## BEGIN Collected material

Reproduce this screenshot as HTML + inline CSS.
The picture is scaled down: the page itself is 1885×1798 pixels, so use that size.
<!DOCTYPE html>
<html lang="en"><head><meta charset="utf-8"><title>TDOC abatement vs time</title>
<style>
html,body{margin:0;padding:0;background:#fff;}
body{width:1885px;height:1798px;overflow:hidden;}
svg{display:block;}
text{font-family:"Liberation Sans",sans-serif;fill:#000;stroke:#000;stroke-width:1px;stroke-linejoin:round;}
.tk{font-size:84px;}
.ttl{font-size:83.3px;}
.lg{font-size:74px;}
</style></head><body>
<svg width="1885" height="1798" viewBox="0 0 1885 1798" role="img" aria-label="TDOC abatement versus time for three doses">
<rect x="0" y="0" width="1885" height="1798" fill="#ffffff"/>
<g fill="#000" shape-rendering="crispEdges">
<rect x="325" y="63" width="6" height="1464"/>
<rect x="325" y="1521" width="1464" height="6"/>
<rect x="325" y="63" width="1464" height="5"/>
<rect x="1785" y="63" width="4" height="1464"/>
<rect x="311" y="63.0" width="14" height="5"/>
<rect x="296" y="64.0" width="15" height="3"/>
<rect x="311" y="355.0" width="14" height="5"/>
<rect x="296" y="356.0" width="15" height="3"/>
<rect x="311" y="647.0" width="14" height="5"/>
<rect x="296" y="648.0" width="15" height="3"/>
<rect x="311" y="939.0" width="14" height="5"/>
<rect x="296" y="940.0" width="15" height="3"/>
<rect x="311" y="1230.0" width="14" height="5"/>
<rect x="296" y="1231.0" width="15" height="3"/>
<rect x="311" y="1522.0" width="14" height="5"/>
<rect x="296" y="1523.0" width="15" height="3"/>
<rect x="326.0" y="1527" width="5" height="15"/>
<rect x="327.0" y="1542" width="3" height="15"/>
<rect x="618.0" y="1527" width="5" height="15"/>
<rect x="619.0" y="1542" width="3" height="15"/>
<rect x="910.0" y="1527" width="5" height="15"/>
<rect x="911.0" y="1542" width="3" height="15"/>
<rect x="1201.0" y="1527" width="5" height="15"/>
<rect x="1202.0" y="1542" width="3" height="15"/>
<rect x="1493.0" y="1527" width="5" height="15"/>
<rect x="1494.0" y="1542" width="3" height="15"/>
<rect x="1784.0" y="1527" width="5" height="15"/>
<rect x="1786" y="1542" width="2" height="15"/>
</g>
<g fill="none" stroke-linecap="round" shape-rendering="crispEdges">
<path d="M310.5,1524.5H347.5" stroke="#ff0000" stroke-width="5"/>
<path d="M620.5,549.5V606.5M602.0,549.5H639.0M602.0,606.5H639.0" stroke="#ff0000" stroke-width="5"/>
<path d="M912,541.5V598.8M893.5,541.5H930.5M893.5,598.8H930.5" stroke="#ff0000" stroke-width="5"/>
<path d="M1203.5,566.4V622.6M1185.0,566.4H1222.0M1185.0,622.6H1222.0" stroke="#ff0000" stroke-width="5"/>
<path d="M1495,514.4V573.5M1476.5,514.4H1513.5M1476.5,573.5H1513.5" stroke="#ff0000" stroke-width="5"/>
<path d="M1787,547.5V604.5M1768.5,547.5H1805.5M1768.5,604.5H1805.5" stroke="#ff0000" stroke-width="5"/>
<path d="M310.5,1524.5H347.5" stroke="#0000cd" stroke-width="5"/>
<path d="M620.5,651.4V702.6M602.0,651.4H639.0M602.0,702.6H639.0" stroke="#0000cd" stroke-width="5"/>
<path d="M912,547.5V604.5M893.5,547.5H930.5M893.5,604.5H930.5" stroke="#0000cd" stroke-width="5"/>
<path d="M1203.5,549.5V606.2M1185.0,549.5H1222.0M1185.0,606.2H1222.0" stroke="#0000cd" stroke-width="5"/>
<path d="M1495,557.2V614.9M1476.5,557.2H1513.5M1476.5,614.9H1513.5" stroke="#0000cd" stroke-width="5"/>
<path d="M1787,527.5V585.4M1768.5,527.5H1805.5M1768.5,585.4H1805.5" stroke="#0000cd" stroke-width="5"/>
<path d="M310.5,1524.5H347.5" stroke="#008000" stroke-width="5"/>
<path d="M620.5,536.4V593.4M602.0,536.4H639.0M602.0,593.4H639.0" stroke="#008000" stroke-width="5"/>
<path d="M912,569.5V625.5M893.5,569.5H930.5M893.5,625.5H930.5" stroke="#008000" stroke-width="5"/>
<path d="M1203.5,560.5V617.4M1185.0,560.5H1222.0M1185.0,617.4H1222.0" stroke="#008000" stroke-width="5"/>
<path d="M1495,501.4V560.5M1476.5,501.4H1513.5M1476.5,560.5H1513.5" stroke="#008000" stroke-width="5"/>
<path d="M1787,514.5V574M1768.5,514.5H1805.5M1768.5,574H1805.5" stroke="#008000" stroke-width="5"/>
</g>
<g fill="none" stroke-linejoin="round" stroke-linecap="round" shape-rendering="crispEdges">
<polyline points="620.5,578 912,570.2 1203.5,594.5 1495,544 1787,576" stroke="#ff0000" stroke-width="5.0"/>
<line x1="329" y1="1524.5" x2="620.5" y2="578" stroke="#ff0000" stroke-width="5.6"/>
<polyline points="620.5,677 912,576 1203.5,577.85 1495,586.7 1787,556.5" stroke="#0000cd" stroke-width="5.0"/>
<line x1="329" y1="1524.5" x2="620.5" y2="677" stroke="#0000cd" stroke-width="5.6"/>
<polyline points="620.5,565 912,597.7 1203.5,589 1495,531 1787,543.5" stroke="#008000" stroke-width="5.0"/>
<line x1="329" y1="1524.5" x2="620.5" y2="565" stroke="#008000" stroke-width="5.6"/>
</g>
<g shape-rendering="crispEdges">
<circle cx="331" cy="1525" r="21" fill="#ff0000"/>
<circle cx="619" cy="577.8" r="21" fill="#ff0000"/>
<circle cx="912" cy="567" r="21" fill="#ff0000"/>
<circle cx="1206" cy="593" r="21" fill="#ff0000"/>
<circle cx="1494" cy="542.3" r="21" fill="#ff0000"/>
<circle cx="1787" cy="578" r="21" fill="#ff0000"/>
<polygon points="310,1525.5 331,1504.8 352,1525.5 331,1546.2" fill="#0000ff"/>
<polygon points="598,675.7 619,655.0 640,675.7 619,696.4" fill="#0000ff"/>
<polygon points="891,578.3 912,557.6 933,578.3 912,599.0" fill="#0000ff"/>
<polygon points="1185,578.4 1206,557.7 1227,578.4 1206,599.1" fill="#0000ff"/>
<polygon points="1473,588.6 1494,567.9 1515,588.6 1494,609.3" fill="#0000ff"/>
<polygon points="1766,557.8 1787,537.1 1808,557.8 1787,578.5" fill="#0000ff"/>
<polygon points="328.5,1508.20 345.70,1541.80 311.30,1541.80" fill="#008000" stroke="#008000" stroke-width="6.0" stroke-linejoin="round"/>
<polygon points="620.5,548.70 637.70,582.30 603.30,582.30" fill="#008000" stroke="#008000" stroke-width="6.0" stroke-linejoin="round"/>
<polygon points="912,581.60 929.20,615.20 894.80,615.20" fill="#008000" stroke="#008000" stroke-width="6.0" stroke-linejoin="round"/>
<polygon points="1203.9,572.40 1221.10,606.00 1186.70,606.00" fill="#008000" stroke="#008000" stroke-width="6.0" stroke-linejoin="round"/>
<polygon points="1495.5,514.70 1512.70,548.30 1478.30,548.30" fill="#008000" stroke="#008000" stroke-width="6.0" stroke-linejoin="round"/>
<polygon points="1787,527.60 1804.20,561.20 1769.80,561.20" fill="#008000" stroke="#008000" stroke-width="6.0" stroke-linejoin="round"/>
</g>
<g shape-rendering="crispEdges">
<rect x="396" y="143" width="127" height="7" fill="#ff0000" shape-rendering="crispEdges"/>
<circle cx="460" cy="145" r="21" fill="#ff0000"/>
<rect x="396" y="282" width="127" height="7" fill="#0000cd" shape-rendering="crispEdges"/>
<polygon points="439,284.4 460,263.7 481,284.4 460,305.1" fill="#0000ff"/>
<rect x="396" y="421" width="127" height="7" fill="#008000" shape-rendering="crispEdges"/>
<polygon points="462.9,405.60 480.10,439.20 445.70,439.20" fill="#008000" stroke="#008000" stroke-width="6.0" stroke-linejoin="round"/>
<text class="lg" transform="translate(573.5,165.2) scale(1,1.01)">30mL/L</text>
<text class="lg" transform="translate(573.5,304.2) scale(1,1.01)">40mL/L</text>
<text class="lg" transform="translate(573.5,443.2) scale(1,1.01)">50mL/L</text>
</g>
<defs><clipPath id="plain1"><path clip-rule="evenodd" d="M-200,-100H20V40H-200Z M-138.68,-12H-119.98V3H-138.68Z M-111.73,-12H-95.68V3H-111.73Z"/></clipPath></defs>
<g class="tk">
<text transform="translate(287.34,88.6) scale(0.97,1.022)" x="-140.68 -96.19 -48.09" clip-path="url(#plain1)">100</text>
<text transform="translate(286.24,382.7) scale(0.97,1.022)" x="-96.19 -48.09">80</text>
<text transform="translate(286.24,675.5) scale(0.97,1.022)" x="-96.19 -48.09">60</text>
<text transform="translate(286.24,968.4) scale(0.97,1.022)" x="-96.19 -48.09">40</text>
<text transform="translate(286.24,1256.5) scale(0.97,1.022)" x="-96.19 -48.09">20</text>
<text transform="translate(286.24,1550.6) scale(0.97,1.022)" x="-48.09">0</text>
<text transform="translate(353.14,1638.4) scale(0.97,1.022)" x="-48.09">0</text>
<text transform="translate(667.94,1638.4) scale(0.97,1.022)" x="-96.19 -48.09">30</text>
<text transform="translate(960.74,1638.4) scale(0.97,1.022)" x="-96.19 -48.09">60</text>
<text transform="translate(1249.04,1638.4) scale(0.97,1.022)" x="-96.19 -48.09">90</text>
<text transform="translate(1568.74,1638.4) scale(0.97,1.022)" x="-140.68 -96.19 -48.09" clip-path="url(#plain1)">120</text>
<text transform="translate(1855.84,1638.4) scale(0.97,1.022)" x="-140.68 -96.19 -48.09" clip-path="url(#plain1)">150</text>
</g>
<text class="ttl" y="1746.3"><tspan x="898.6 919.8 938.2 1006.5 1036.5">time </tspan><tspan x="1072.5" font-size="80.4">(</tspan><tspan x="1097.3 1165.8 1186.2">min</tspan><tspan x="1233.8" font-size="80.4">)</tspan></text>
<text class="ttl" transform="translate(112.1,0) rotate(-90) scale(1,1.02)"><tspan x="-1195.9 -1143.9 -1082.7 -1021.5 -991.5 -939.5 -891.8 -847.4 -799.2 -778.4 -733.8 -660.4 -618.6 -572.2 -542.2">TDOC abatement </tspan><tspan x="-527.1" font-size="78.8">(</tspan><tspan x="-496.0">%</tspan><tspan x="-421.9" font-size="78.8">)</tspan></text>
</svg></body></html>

## END Collected material

- Objective -
Copy out every line where the word "size" occurs.

- Written response -
The picture is scaled down: the page itself is 1885×1798 pixels, so use that size.
.tk{font-size:84px;}
.ttl{font-size:83.3px;}
.lg{font-size:74px;}
<text class="ttl" y="1746.3"><tspan x="898.6 919.8 938.2 1006.5 1036.5">time </tspan><tspan x="1072.5" font-size="80.4">(</tspan><tspan x="1097.3 1165.8 1186.2">min</tspan><tspan x="1233.8" font-size="80.4">)</tspan></text>
<text class="ttl" transform="translate(112.1,0) rotate(-90) scale(1,1.02)"><tspan x="-1195.9 -1143.9 -1082.7 -1021.5 -991.5 -939.5 -891.8 -847.4 -799.2 -778.4 -733.8 -660.4 -618.6 -572.2 -542.2">TDOC abatement </tspan><tspan x="-527.1" font-size="78.8">(</tspan><tspan x="-496.0">%</tspan><tspan x="-421.9" font-size="78.8">)</tspan></text>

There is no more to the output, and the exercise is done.